1
votes

Can someone explain why R does this? And the reason behind it?

"-1" < 0
#[1] TRUE
# expected [1] FALSE # OR better NA

"-abc" < 0
#[1] TRUE
# expected [1] FALSE # OR better NA

From ?Comparison:

If the two arguments are atomic vectors of different types, one is coerced to the type of the other, the (decreasing) order of precedence being character, complex, numeric, integer, logical and raw

This does not help either FWIW:

toString(-1) < 0
as.character(-1) < 0
toString("-abc") < 0
as.character("-abc") < 0

Am I wrong to expect a different result? I ask this because this seems to me something that could give unexpected results inside a function if not known.

1

1 Answers

3
votes

To quote the precedence rules you already quoted:

the (decreasing) order of precedence being character, complex, numeric, integer, logical and raw

So in the expression:

"-abc" < 0

what is happening is that the 0 on the RHS is being coerced to character. This leaves us with:

"-abc" < "0"

This is lexicographically true (you may check for yourself). So the expression evaluates to true.
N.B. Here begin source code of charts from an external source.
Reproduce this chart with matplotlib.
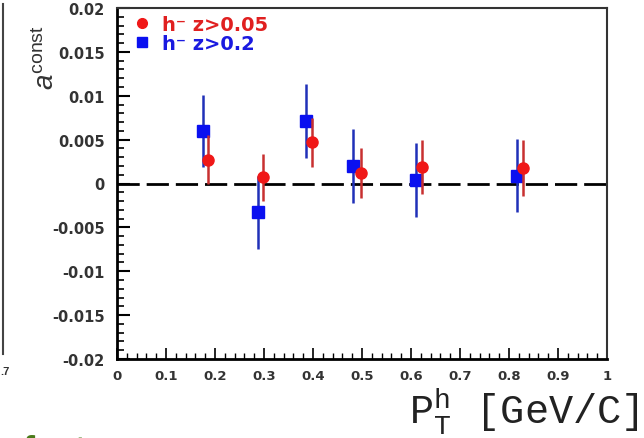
import matplotlib
matplotlib.use("Agg")
import matplotlib.pyplot as plt
from matplotlib.lines import Line2D
from matplotlib.ticker import MultipleLocator, FixedLocator

# ---- data ----
x_red = [0.186, 0.298, 0.397, 0.498, 0.623, 0.828]
y_red = [0.0027, 0.0007, 0.0047, 0.0012, 0.0019, 0.0018]
e_red = [0.0028, 0.0027, 0.0028, 0.0028, 0.0031, 0.0032]

x_blue = [0.175, 0.288, 0.386, 0.482, 0.610, 0.816]
y_blue = [0.0060, -0.0033, 0.0071, 0.0020, 0.0004, 0.0009]
e_blue = [0.0041, 0.0042, 0.0042, 0.0042, 0.0042, 0.0042]

label_red = "h\u207b z>0.05"
label_blue = "h\u207b z>0.2"

xticks = [0, 0.1, 0.2, 0.3, 0.4, 0.5, 0.6, 0.7, 0.8, 0.9, 1.0]
xticklabels = ["0", "0.1", "0.2", "0.3", "0.4", "0.5", "0.6", "0.7", "0.8", "0.9", "1"]
yticks = [-0.02, -0.015, -0.01, -0.005, 0, 0.005, 0.01, 0.015, 0.02]
yticklabels = ["-0.02", "-0.015", "-0.01", "-0.005", "0", "0.005", "0.01", "0.015", "0.02"]

plt.rcParams["mathtext.fontset"] = "custom"
plt.rcParams["mathtext.rm"] = "Liberation Mono"
plt.rcParams["mathtext.it"] = "Liberation Sans:italic"

W, H = 644, 439
fig = plt.figure(figsize=(W / 100, H / 100), dpi=100)
ax = fig.add_axes([117 / W, 1 - 360 / H, (607 - 117) / W, (360 - 9) / H])

ax.set_xlim(0, 1)
ax.set_ylim(-0.02, 0.02)

ax.axhline(0, color="black", lw=2, dashes=(8, 2.5), zorder=1)

ax.errorbar(x_blue, y_blue, yerr=e_blue, fmt="s", color="#0a10f0", ecolor="#2030b8",
            elinewidth=1.8, capsize=0, ms=9, mec="#0a10f0", zorder=3)
ax.errorbar(x_red, y_red, yerr=e_red, fmt="o", color="#f01818", ecolor="#c83030",
            elinewidth=1.8, capsize=0, ms=8, mec="#f01818", zorder=4)

handles = [Line2D([], [], marker="o", ls="none", color="#f01818", ms=7),
           Line2D([], [], marker="s", ls="none", color="#0a10f0", ms=7)]
leg = ax.legend(handles, [label_red, label_blue], loc="upper left",
                bbox_to_anchor=(0.0, 1.03), frameon=False, handlelength=0.8,
                handletextpad=0.6, labelspacing=0.0,
                prop={"family": ["DejaVu Sans"], "weight": "bold", "size": 14})
leg.get_texts()[0].set_color("#e02020")
leg.get_texts()[1].set_color("#1a1ae0")

ax.xaxis.set_major_locator(FixedLocator(xticks))
ax.set_xticklabels(xticklabels)
ax.xaxis.set_minor_locator(MultipleLocator(0.02))
ax.yaxis.set_major_locator(FixedLocator(yticks))
ax.set_yticklabels(yticklabels)
ax.yaxis.set_minor_locator(MultipleLocator(0.001))

ax.tick_params(which="both", direction="in", top=False, right=False, color="black")
ax.tick_params(axis="y", which="major", length=9, width=1.5, pad=9)
ax.tick_params(axis="y", which="minor", length=5, width=1.2)
ax.tick_params(axis="x", which="major", length=8, width=1.2, pad=7)
ax.tick_params(axis="x", which="minor", length=4, width=1.0)
for lab in ax.get_xticklabels():
    lab.set_fontfamily("DejaVu Sans")
    lab.set_fontweight("bold")
    lab.set_fontsize(9.5)
    lab.set_color("#333333")
for lab in ax.get_yticklabels():
    lab.set_fontfamily("DejaVu Sans")
    lab.set_fontweight("bold")
    lab.set_fontsize(10.5)
    lab.set_color("#333333")

for s in ["left", "bottom"]:
    ax.spines[s].set_linewidth(2)
for s in ["top", "right"]:
    ax.spines[s].set_linewidth(1.5)
    ax.spines[s].set_color("#333333")

# y label
fig.text(46 / W, 1 - 58 / H, r"$\mathit{a}^{\mathregular{const}}$", rotation=90,
         ha="center", va="center", fontsize=20, color="#333333",
         family="Liberation Sans")

# x label
fig.text(639 / W, 1 - 424 / H, r"$\mathrm{P}_{\mathrm{T}}^{\mathrm{h}}$ [GeV/C]",
         ha="right", va="baseline", fontsize=29, family="Liberation Mono", color="#222222")

# remnants of neighbouring panels
fig.add_artist(Line2D([3 / W, 3 / W], [1 - 5 / H, 1 - 355 / H], color="#444444", lw=1.5))
fig.text(0 / W, 1 - 372 / H, ".7", ha="left", va="center", fontsize=8,
         family="Liberation Sans", weight="bold", color="#333333")
fig.text(22 / W, 1 - 452 / H, "fact", ha="left", va="center", fontsize=26,
         family="Liberation Sans", weight="bold", color="#4a7a1a")

fig.savefig("out.png", dpi=100)
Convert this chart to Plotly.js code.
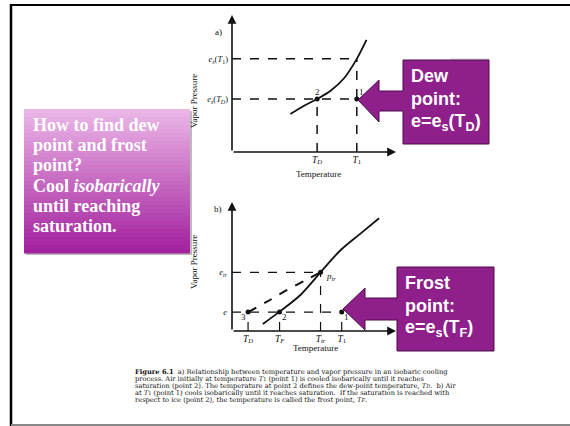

Note that if the coercion had gone the other way, namely if R had tried to coerce "-abc" to a numeric type, then it would have resulted in NA, and the entire expression would have evaluated to NA, not true:

"-abc" < 0
NA < 0
NA

So, this is how we know that R is coercing the RHS to character.

A good rule of thumb in R (or SQL, Java, JavaScript, really any language) is to not mess around with types. If you know your data is numeric, then work with a numeric type and treat it as such, as vice-versa for character data.